**DATA TO PROCESS**
(begin)

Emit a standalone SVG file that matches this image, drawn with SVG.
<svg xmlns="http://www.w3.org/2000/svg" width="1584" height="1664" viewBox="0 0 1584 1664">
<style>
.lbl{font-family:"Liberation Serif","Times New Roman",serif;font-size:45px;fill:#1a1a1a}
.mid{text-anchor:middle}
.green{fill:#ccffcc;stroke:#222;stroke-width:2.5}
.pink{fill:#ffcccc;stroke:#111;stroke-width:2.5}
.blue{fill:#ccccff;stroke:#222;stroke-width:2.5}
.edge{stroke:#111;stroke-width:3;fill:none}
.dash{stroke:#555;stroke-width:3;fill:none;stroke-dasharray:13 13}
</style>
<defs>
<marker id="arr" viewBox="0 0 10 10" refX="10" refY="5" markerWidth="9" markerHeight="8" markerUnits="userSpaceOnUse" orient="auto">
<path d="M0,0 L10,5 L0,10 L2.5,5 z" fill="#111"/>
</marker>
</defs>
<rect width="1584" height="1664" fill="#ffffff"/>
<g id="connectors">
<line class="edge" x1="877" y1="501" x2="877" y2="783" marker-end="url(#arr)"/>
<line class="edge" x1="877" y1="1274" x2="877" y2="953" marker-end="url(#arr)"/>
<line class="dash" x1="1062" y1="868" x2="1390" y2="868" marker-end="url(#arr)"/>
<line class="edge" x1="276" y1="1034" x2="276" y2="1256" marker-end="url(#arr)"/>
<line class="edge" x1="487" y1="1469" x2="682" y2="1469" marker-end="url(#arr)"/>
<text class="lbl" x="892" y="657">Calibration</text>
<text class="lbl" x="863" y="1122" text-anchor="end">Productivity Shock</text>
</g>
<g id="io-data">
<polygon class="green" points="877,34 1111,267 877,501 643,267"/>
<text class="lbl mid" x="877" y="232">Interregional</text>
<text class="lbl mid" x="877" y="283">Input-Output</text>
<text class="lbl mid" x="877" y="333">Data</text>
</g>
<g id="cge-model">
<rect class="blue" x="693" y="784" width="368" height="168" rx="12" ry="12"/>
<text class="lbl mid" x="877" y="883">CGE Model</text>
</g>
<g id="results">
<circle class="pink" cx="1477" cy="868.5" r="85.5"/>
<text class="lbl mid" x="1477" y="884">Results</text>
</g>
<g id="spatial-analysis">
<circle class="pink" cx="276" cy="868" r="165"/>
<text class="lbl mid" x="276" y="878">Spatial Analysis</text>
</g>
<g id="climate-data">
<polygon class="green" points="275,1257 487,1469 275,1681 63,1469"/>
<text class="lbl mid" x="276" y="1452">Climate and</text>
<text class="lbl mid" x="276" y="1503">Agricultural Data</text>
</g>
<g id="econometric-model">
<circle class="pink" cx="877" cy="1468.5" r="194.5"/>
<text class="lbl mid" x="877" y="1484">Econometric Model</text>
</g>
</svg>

(end)
(begin)

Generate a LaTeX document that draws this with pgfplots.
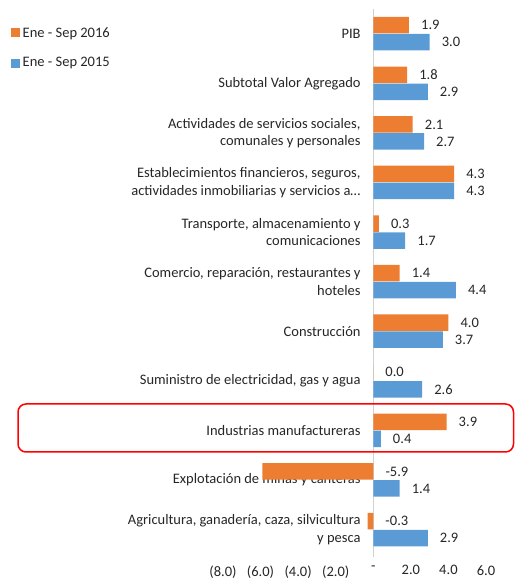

(end)

**YOUR TASK**
Search the lines for the string "this" and copy every line that has it.

**EXPECTED OUTPUT**
Emit a standalone SVG file that matches this image, drawn with SVG.
Generate a LaTeX document that draws this with pgfplots.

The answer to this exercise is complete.